In Grotte di Castro, a picturesque village just outside of Gradoli (about 70 miles north of Rome and to the west of Lake Bolsena), I met Antonella Pacchiarotti (www.vinipacchiarotti.it) who introduced me to the awesome versatility of the local Aleatico grape, a variety that certainly deserves to be better known.
Antonella is single-minded in that she grows only the Aleatico grape but after that all bets are off. What follows is an essay on what you can do with just one grape. The DOC wine for this grape is red but she is not interested and produces a full range of wines, all 100% Aleatico, all fermented in stainless steel before being bottled so they never see an oak barrel. It is as though she has chosen to work blindfolded with one arm tied behind her back because blending and oak are two of the chief tools of the winemaker’s trade.
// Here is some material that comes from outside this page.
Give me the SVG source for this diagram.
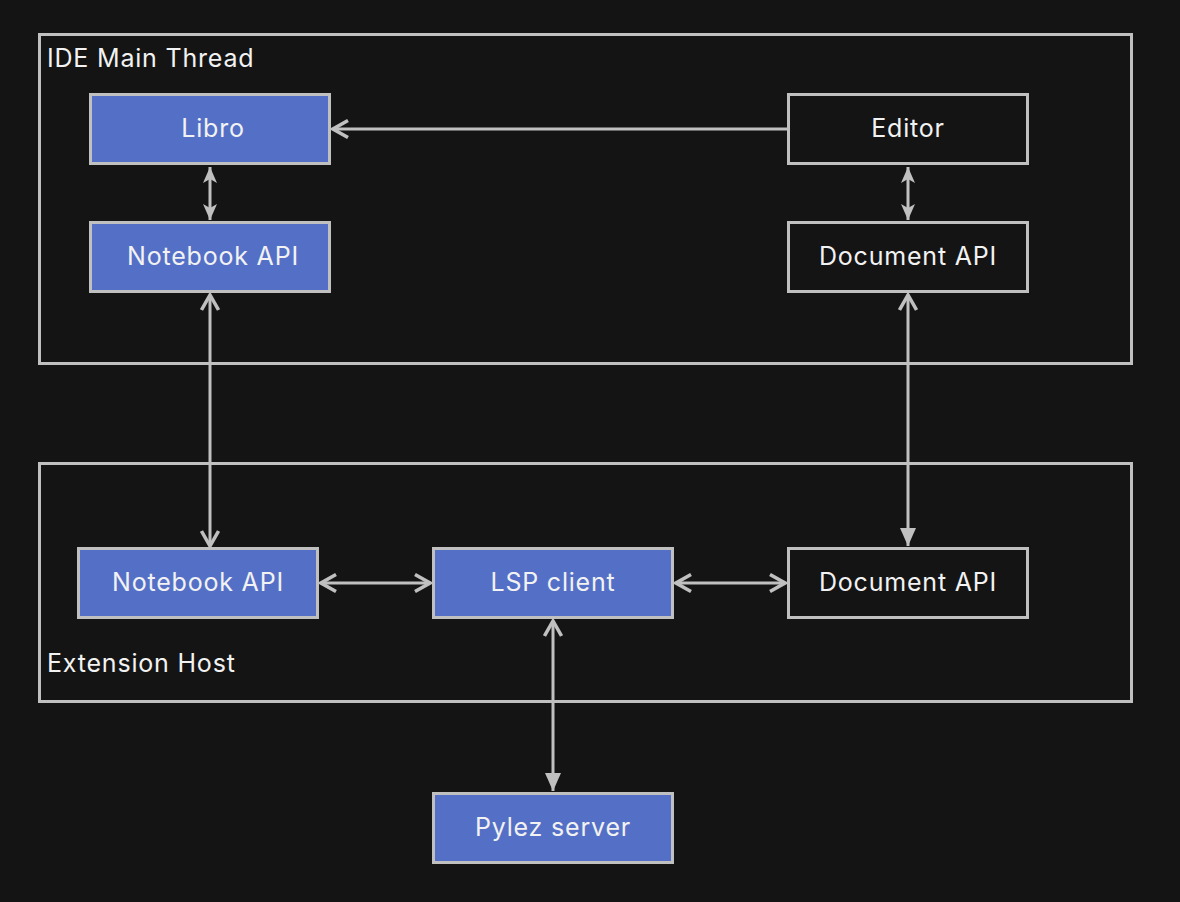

The terroir here has a big effect on the wines. At around 400 metres above sea level and close to the lake, the grapes can suffer from the heat during the day – which protects them from mould – and they recover during the night due to the humidity from the lake. The soil here is volcanic which lends an almost saline minerality, particularly to the white wines. Antonella only has about 3.5 hectares of vineyards producing around 9,000 bottles of wine per year in total so if you are tempted to try them get in touch with her directly because not all wines will always be available.
Antonella’s take on a white wine is called Matee and we tasted a 2017. The first thing of note was the bouquet, unusually with a suggestion of mint but with hints of citrus, perhaps grapefruit. On the palate the acidity was not intrusive and with bitter almond and white cherry. This is a truly remarkable achievement when starting from a red grape.
The second was called Ramatico, a blend of rame (Italian for copper) and Aleatico; copper because that is the colour of this beautiful nectar that arrived by accident. Antonella left the must, the unfermented grape juice, in contact with the skins for too long and some of the colour leached from them producing this beautiful warm hue. Instead of abandoning it as a mistake, she persevered and we should be glad she did. We tasted the 2018 and I can best describe it as charismatic. If the colour doesn’t capture you then the perfume of apricot, pineapple and orange with maybe a hint if liquorice surely will. On the palate again there is the presence of tropical fruits – fabulous.
Moving towards the reds, the first we tried was Cavarosso a beautifully balanced dry wine. The grapes are macerated on the skins for ten days and the result has a bouquet of raspberry, roses and violet with a hint of cinnamon – with light tannins, try it with cheese, salami or red meat. By contrast, Butini is a sweet wine with a deep red colour and rich with cherry on the nose. Try it with cakes, pasties or cantucci (Tuscan hazelnut or almond biscuits).
The final wine was a passito, a wine made with grapes that have been allowed to dry on a trellises for around 30 days. The result is rich, dark and mellow with hints of liquorice and coffee on the nose and bitter cherry and chocolate on the palate. An incredible achievement when you consider that this wine has never seen the inside of a wooden barrel.
All in all there, is something here for everyone and every occasion – a truly stunning achievement from a supremely talented artisan.